Collect the lines of the entries where "this" shows up.
++++ Task material
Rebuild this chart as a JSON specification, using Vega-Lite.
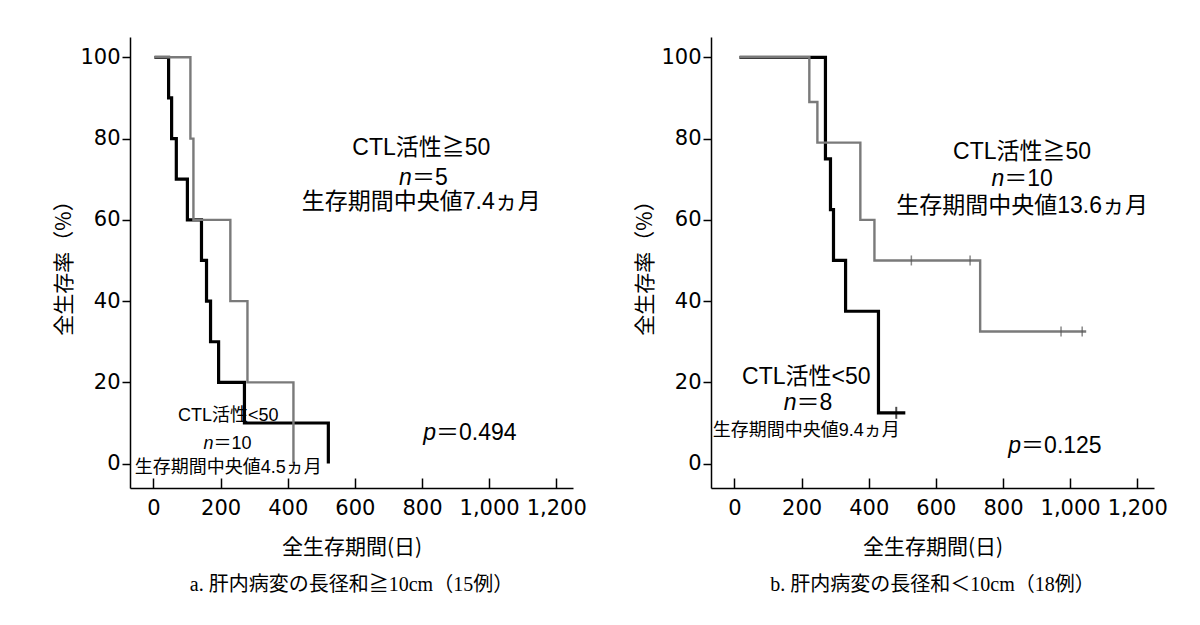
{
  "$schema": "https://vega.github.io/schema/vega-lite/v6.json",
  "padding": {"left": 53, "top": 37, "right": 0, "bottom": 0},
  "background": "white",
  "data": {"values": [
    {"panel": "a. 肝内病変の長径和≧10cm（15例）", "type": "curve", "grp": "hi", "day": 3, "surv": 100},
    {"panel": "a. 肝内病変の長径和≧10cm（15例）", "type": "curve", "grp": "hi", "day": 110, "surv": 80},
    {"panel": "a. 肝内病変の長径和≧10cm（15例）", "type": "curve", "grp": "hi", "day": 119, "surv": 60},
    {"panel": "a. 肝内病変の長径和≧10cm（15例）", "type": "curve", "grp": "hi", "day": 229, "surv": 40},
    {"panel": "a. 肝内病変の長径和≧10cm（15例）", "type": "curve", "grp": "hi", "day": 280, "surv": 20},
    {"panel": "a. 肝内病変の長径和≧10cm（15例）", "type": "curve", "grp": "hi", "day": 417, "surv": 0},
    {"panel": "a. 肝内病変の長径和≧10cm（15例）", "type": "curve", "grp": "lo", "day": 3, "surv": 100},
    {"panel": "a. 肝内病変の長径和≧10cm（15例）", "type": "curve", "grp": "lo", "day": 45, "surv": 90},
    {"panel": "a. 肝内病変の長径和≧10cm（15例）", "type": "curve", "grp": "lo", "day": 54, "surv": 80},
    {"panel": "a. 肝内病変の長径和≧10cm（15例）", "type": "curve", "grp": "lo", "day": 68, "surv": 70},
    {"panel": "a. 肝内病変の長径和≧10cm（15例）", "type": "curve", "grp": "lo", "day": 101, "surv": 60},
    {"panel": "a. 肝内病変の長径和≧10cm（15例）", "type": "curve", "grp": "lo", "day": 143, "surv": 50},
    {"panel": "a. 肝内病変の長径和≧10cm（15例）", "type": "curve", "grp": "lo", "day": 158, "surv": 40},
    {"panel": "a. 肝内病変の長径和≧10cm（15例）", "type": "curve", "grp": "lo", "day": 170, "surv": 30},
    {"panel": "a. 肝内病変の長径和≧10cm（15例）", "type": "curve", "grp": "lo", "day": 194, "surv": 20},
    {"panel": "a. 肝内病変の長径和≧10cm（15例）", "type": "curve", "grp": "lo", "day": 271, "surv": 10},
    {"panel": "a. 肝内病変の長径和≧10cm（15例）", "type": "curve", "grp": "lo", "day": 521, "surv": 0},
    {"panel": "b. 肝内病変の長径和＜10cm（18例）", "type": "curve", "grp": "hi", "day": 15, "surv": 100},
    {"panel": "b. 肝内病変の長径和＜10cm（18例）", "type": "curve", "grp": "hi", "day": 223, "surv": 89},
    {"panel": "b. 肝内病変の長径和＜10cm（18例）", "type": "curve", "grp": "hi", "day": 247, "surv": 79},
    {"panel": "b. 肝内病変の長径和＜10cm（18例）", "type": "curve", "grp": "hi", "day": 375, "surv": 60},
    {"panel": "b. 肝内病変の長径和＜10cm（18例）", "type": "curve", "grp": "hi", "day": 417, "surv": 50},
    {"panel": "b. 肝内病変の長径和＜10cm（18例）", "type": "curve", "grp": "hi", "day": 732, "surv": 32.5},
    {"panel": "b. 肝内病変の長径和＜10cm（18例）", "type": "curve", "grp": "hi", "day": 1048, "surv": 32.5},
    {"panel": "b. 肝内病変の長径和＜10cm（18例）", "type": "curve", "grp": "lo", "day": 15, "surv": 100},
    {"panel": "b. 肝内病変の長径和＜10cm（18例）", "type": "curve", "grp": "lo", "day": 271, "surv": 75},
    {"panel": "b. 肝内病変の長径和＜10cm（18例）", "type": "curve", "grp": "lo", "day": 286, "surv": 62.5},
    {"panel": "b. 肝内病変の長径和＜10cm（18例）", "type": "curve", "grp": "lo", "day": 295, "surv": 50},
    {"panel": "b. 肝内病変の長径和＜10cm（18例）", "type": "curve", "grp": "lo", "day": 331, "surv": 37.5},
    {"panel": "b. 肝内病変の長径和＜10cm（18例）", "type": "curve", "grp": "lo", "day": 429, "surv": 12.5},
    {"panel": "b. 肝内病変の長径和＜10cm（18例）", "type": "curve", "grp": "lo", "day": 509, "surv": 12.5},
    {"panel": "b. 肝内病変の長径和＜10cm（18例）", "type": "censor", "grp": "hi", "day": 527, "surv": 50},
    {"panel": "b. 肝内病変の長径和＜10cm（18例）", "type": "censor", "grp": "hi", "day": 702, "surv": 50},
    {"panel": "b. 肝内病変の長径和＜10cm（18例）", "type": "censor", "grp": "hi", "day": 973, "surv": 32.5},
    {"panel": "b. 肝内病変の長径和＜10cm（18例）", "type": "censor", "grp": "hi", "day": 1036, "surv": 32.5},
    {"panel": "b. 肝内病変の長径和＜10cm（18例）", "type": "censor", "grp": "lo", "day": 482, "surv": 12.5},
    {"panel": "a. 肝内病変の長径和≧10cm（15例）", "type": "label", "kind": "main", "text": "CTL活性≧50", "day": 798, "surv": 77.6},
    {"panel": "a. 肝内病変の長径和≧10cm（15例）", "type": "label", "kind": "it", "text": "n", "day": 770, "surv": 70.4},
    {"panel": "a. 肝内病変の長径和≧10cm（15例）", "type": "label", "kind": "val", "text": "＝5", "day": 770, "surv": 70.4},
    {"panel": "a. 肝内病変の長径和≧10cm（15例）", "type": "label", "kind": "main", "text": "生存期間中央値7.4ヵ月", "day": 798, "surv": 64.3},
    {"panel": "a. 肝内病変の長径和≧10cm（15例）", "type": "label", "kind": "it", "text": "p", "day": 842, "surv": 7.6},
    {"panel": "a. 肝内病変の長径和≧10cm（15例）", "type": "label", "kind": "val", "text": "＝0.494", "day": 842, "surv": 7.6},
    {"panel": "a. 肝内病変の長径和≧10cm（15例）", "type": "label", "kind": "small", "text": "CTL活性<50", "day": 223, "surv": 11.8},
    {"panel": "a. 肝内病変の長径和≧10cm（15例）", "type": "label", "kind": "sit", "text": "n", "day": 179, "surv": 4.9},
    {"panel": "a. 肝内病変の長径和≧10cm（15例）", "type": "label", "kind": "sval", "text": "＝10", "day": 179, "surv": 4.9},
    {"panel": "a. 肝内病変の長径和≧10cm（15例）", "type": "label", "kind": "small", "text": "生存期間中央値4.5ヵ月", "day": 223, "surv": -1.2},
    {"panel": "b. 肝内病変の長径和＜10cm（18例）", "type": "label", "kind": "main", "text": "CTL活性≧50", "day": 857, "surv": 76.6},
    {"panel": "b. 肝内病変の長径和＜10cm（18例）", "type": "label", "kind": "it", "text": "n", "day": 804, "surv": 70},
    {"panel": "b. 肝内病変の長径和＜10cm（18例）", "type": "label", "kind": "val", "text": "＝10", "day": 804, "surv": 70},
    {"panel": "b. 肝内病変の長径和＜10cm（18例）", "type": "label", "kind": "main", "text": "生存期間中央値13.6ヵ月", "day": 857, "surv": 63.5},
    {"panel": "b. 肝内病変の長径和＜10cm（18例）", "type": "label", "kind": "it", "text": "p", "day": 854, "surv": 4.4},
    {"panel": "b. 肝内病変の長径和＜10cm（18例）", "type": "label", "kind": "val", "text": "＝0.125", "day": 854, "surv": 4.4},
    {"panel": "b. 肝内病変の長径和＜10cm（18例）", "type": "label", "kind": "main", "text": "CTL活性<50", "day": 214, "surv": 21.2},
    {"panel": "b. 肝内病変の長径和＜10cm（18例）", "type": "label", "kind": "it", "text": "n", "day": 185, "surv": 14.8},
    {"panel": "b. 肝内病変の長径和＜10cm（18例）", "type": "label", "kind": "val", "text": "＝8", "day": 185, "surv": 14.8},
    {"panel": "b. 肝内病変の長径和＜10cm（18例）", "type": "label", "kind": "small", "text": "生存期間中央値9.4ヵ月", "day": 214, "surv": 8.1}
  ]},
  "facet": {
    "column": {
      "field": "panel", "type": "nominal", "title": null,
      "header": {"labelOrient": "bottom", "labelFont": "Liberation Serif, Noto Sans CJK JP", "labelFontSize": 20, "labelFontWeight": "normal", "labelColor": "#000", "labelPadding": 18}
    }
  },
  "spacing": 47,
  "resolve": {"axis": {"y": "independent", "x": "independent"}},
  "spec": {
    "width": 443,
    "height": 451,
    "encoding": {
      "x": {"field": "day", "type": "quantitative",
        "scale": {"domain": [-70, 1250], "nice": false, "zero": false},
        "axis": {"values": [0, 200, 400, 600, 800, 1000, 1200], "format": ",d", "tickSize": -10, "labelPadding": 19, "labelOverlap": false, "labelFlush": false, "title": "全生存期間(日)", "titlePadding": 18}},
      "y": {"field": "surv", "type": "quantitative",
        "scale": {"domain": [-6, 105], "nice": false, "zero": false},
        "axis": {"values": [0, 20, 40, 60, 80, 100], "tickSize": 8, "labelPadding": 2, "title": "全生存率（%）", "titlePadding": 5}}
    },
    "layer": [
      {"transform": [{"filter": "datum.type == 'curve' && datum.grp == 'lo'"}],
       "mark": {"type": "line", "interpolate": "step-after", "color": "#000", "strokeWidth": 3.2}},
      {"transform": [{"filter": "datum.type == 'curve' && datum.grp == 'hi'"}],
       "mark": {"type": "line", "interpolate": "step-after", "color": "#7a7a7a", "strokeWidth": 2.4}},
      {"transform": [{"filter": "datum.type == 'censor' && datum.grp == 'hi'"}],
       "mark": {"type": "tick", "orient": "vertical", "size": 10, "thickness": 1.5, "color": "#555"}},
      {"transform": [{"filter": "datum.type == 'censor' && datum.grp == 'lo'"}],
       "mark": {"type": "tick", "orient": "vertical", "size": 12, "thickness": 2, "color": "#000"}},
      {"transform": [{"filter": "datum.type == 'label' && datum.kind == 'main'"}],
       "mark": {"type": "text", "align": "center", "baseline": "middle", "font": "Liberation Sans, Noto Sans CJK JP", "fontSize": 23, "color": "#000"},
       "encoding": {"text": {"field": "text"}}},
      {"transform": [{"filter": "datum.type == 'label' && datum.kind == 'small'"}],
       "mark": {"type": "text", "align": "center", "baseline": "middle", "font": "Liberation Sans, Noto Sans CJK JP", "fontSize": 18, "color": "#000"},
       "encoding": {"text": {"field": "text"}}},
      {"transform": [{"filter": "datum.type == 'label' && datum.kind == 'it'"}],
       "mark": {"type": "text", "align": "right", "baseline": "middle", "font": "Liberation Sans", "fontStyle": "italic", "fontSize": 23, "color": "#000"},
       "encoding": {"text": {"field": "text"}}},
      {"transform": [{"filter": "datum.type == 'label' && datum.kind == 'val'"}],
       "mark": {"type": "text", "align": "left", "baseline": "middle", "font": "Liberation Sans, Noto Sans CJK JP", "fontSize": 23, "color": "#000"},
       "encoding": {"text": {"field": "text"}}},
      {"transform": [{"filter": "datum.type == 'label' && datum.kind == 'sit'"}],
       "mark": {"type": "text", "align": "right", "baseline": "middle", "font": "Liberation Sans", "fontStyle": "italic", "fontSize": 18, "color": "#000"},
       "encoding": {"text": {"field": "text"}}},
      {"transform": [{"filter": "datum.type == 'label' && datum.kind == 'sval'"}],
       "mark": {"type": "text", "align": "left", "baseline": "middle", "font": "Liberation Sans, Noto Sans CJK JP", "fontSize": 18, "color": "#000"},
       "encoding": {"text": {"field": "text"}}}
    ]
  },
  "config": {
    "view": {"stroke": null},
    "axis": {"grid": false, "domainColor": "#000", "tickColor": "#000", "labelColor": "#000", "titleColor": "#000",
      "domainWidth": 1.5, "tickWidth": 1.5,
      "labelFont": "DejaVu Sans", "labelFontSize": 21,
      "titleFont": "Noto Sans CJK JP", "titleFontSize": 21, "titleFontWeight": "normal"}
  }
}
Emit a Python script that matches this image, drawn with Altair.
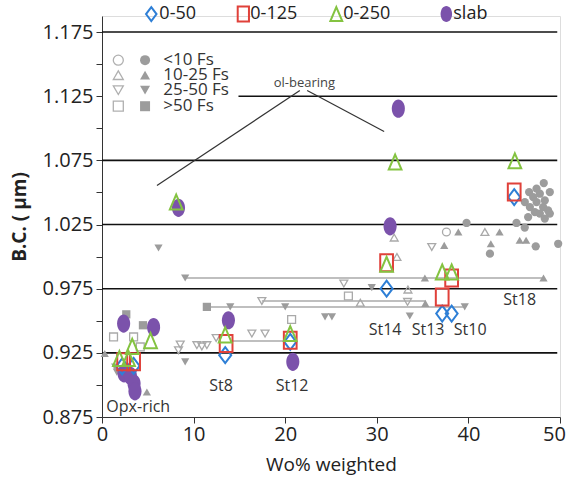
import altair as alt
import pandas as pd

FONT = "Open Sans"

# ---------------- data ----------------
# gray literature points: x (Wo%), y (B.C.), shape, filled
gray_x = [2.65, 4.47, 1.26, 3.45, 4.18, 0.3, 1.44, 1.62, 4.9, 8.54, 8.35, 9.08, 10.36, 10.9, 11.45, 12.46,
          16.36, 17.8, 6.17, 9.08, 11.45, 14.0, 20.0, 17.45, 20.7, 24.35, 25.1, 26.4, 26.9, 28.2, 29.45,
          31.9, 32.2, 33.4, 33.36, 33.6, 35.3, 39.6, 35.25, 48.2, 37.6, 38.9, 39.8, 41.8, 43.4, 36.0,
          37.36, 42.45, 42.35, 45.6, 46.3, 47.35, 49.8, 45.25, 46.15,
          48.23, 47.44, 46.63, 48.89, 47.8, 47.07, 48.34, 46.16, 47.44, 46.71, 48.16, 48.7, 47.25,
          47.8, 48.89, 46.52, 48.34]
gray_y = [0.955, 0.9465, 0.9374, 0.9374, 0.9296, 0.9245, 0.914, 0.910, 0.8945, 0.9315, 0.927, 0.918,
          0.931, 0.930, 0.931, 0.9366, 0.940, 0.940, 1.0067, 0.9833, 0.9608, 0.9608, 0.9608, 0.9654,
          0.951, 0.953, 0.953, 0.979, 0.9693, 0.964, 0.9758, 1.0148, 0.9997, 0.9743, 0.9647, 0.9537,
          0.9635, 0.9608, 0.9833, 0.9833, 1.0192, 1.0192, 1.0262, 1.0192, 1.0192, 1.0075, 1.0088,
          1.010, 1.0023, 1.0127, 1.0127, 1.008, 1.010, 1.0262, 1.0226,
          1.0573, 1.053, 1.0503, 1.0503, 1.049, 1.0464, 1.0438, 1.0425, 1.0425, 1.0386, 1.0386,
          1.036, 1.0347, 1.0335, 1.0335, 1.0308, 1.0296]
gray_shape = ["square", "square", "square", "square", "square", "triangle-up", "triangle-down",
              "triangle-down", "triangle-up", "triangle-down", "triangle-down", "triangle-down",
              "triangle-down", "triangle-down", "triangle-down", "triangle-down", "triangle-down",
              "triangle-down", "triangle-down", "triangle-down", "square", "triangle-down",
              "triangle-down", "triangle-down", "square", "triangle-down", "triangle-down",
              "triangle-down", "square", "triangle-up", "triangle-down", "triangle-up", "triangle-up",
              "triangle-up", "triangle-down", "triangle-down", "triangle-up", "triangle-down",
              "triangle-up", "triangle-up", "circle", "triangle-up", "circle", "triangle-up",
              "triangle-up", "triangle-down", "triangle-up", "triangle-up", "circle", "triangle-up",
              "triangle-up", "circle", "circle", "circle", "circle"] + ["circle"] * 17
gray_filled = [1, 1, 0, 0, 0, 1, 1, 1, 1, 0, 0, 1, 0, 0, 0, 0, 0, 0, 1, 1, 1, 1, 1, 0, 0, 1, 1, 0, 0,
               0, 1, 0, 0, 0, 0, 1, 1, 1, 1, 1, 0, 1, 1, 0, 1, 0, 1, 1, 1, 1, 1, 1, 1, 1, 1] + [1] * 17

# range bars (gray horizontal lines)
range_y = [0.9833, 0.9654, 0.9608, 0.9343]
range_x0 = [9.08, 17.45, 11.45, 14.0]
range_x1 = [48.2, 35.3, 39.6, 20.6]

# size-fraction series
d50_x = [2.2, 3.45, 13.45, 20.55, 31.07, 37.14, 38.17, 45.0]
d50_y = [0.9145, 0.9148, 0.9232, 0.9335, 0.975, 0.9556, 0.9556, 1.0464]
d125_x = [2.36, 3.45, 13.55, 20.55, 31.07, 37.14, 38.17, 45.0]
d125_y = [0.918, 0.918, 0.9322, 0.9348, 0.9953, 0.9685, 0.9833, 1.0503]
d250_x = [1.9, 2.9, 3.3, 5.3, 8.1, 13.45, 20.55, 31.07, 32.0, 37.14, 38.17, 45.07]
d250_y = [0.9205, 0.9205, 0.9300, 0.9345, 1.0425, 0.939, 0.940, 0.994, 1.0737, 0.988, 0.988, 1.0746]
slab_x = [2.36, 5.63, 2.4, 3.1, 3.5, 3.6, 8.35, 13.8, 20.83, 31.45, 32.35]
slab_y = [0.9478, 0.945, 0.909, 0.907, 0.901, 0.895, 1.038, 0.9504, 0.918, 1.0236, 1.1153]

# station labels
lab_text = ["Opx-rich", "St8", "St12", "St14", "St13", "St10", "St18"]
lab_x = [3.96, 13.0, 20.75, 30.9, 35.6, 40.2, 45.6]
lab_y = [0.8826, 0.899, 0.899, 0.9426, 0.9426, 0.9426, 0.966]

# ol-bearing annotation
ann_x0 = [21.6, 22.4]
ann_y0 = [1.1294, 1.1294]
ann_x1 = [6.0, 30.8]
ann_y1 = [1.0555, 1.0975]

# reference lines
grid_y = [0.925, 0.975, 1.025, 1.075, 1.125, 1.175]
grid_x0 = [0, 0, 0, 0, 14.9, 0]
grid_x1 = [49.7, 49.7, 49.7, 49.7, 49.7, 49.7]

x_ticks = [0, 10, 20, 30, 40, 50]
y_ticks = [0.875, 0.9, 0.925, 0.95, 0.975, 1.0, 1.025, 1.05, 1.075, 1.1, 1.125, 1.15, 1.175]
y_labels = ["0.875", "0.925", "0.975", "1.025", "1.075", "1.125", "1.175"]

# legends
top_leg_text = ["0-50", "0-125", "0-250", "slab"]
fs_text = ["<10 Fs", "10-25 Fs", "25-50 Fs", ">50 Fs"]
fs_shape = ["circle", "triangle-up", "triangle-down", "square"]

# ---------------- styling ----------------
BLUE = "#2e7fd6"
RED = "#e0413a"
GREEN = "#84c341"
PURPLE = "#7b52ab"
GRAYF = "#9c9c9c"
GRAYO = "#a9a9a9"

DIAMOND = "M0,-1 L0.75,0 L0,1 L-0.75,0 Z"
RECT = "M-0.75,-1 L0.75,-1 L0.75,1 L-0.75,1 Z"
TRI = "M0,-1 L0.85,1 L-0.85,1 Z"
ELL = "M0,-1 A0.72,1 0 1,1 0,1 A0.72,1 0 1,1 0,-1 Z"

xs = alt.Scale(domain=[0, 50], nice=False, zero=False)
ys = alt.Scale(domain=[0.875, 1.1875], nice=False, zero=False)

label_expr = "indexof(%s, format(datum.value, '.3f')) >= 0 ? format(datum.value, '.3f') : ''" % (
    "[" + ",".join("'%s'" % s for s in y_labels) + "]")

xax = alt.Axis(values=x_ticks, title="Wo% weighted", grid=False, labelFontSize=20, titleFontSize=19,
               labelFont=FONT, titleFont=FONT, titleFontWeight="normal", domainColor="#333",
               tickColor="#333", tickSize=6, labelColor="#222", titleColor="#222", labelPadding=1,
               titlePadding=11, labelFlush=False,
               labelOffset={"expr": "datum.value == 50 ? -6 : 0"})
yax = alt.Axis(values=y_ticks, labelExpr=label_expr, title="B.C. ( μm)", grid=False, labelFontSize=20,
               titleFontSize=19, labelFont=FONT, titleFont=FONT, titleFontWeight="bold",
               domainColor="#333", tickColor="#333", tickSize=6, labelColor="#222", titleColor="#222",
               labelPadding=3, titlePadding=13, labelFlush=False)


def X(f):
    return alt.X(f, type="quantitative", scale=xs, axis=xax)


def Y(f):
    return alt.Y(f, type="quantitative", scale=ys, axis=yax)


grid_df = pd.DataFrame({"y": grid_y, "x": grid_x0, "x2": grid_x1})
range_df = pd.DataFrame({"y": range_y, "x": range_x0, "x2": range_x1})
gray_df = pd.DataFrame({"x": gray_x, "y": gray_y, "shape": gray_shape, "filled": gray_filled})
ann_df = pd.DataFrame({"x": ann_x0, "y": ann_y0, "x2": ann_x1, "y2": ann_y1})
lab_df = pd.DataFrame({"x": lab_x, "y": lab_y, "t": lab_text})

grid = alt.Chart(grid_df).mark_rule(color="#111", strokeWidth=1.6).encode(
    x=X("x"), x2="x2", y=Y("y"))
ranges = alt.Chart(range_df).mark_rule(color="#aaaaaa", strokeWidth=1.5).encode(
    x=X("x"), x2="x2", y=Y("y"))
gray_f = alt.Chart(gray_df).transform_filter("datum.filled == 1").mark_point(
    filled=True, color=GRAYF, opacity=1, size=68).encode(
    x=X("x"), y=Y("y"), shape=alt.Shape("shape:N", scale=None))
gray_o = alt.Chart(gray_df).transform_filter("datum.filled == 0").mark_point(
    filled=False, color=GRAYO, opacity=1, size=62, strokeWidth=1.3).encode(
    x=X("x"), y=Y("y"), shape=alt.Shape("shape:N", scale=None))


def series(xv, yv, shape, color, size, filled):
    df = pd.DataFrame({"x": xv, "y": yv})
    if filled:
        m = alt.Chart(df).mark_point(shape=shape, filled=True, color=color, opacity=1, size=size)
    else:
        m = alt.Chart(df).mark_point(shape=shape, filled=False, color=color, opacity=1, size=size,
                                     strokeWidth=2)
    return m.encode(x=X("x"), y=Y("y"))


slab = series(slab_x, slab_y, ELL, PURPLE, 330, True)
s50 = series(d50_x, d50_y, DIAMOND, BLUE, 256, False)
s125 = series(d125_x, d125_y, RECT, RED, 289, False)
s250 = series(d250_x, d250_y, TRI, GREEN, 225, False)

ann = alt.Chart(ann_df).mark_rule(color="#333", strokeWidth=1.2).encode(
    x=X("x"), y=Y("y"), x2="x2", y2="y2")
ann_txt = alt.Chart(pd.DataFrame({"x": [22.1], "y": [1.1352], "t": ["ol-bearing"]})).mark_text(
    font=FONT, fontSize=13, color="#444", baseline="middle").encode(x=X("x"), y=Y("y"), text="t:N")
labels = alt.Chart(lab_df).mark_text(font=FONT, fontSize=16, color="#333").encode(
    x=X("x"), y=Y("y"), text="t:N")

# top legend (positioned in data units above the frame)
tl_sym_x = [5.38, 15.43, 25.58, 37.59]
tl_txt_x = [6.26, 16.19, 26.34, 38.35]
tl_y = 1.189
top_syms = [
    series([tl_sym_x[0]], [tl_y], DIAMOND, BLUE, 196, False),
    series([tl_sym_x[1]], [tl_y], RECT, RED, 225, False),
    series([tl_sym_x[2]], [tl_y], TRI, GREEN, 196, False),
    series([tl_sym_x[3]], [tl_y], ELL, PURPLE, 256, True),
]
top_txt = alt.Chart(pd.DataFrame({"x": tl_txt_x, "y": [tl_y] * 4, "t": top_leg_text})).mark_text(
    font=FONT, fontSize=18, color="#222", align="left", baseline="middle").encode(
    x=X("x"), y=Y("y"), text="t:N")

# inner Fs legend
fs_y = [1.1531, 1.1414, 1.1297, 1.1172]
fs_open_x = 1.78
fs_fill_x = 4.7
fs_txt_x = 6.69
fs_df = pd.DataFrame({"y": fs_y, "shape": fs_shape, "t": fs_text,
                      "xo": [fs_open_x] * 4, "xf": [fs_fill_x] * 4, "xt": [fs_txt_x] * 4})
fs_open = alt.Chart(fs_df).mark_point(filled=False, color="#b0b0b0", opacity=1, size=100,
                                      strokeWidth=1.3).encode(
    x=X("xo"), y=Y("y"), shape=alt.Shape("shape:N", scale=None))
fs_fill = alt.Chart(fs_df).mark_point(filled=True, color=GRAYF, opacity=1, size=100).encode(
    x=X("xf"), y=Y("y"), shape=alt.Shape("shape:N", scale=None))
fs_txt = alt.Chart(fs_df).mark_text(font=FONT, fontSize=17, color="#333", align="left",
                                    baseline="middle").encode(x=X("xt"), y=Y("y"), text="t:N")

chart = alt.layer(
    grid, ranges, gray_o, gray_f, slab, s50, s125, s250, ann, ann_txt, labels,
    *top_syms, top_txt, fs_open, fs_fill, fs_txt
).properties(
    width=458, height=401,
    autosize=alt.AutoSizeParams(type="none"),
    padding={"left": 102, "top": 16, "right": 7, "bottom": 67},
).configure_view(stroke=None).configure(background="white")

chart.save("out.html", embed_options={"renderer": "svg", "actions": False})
++++++++
• Finished exercise:
Rebuild this chart as a JSON specification, using Vega-Lite.
Emit a Python script that matches this image, drawn with Altair.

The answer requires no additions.